Tuesday, January 14, 2025

My Review for Jamaica Inn by Daphne du Maurier



I've lost track of how many times I've read this book, and all I know is that Daphne du Maurier has been a favourite of mine since I was a teenager. So when Jamaica Inn was chosen as our January read for the classics chat I'm in, I couldn't wait to disappear again onto the wild Cornish moors!

This is such a good story, and I'd forgotten a lot of what happened. I remembered the gist, the Inn in the middle of Bodmin Moor, the smuggling and the wrecks at sea, but I'd forgotten many of the characters and how influential they are to the story. 

Daphne du Maurier has an incredible imagination, her vivid descriptions of the dank and dreary Jamaica Inn and the wilderness and inhospitable Bodmin Moor are something which will stay with the reader, long after the last page has been turned. 
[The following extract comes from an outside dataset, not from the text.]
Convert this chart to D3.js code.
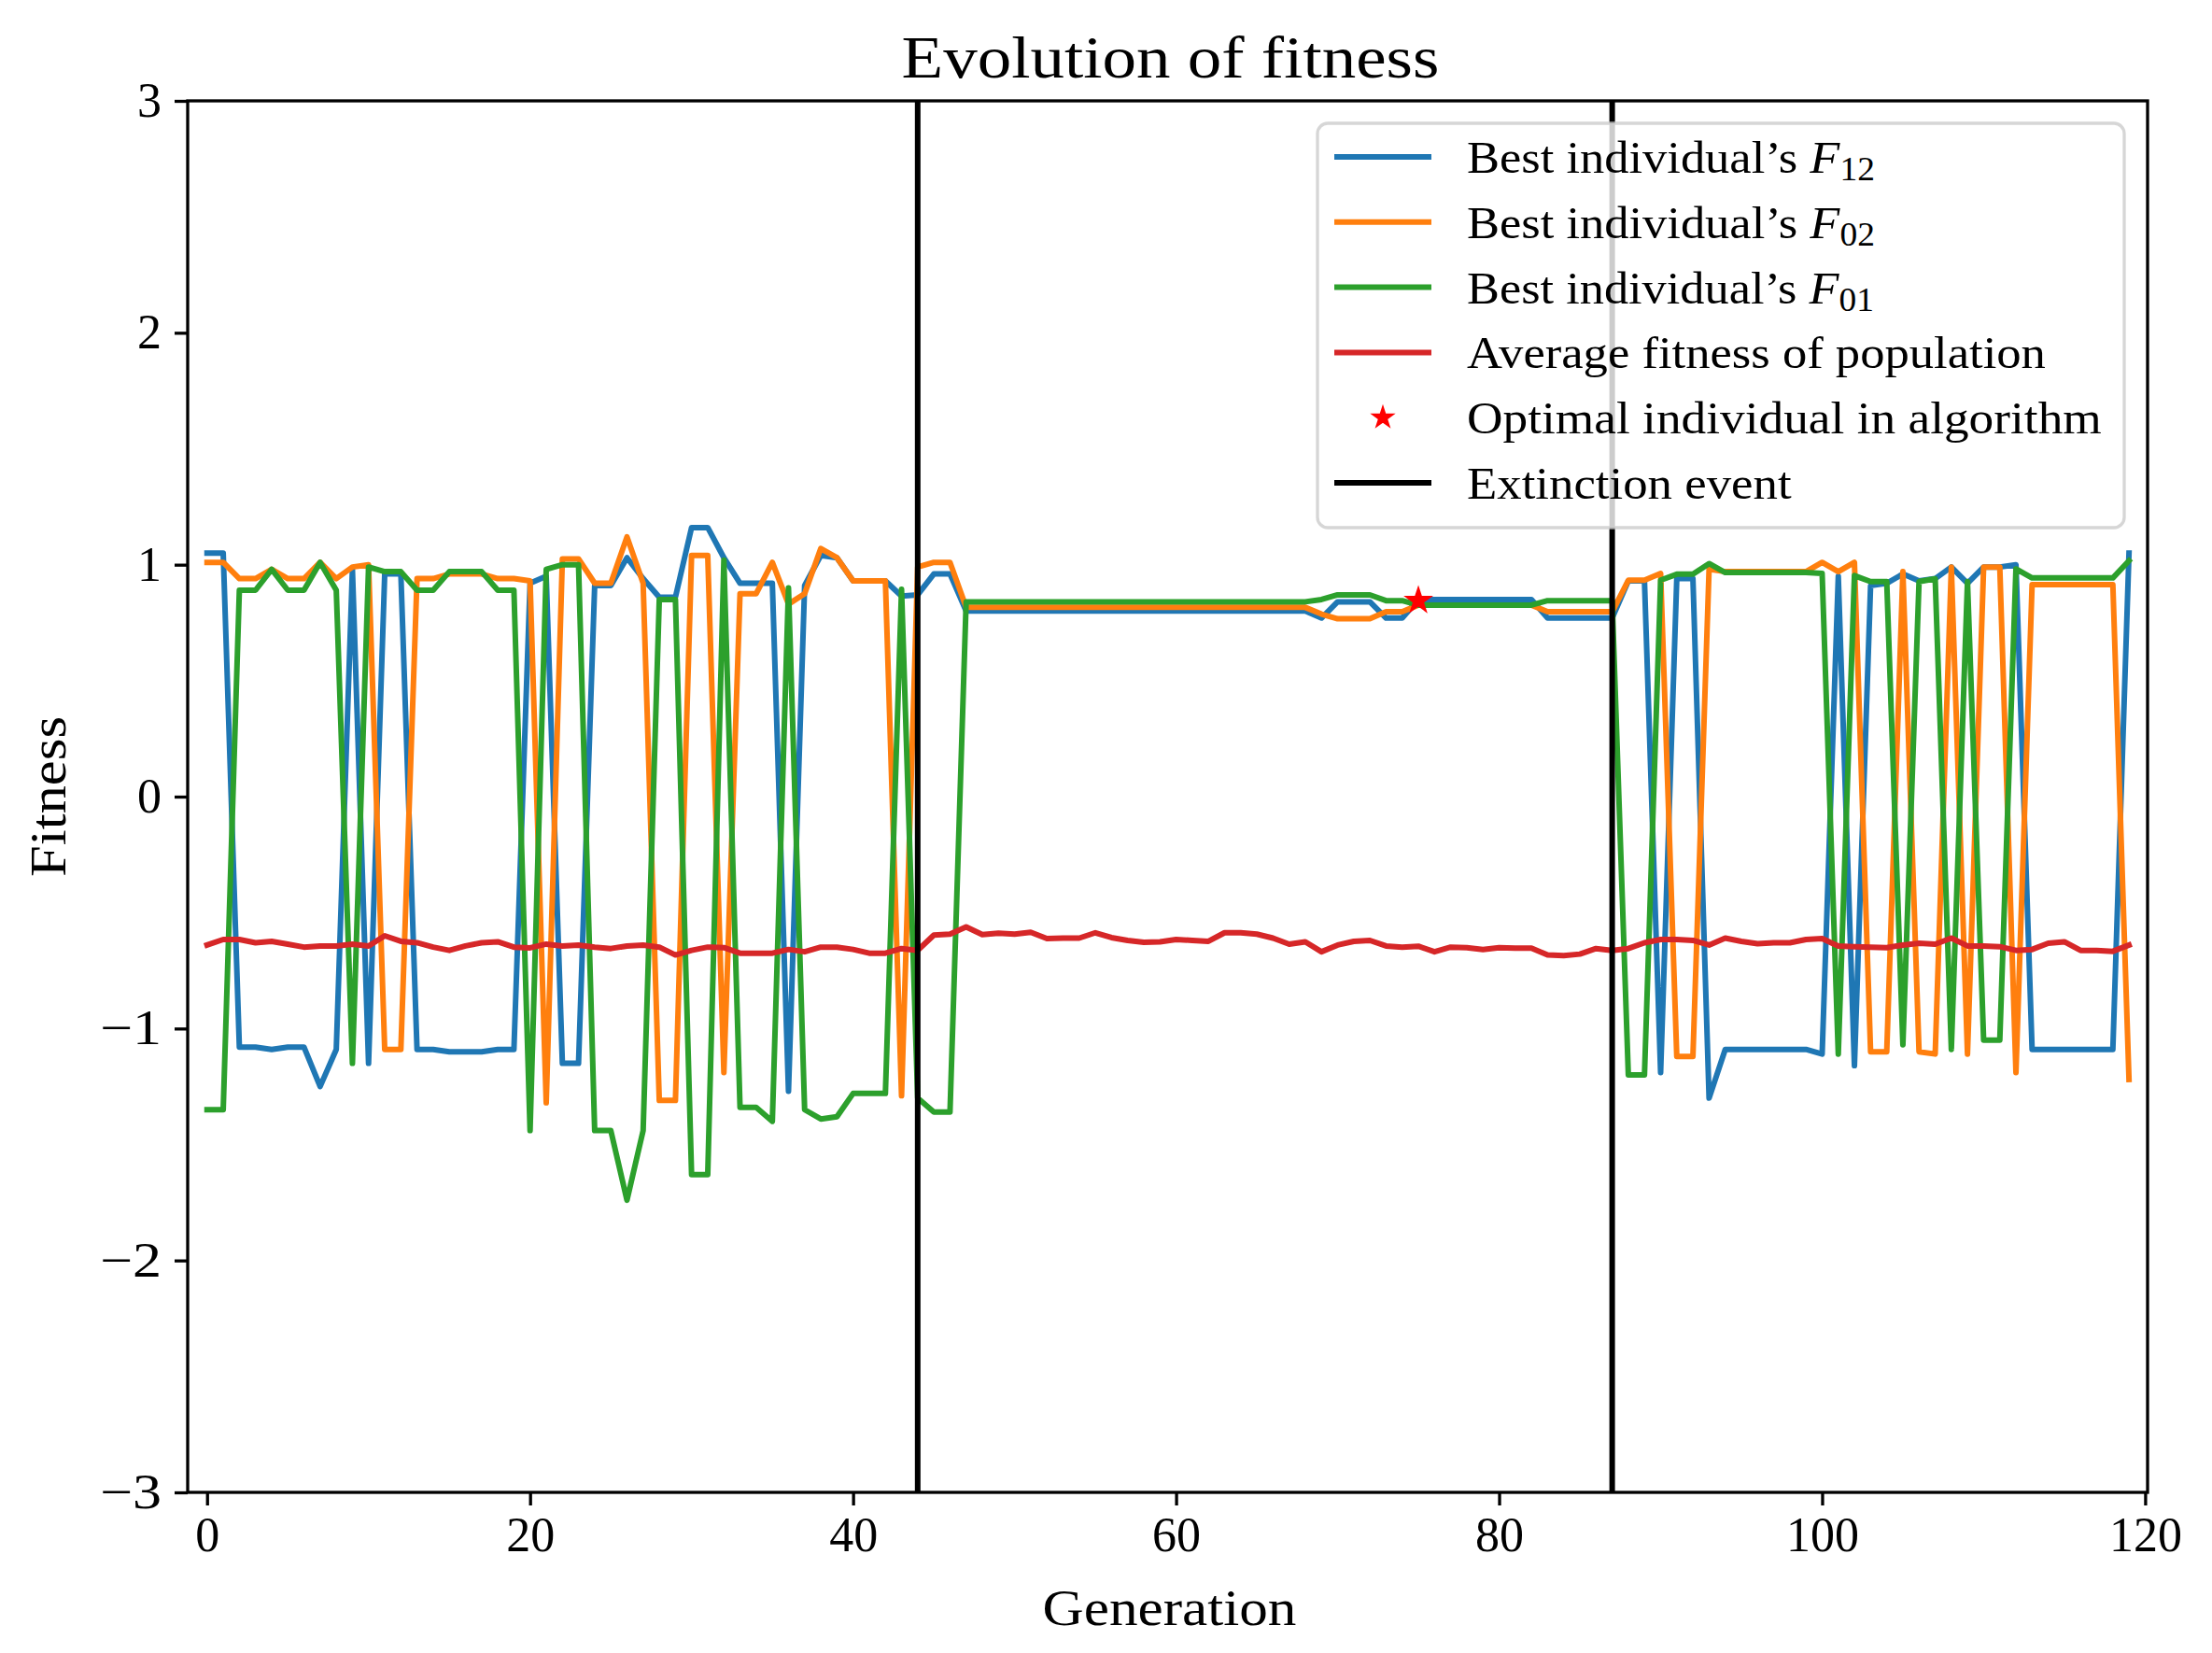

Jamaica Inn is a gothic, dark, gruesome and twisted novel, and so much more than many people perceive it. There is nothing fun and fanciful about Du Maurier's writing, so if that's your thing, you'll not like this one. If it is, delve in and immerse yourself in the mists of Bodmin Moor.

About the Book

The coachman tried to warn her away from the ruined, forbidding place on the rainswept Cornish coast. But young Mary Yellan chose instead to honor her mother's dying request that she join her frightened Aunt Patience and huge, hulking Uncle Joss Merlyn at Jamaica Inn. From her first glimpse on that raw November eve, she could sense the inn's dark power. But never did Mary dream that she would become hopelessly ensnared in the vile, villainous schemes being hatched within its crumbling walls -- or that a handsome, mysterious stranger would so incite her passions ... tempting her to love a man whom she dares not trust.


About Daphne

Daphne du Maurier (13th May 1907 - 19th April 1989) was first and foremost a really excellent storyteller but she was also part of the remarkable du Maurier dynasty - a granddaughter, daughter, sister, military wife, mother and grandmother. Daphne is often thought of as reclusive; she was perhaps solitary, comfortable with her own company and the make-believe world that she lived in and which enabled her to bring us her wonderful novels and short stories.  Her social media accounts are approved by her estate.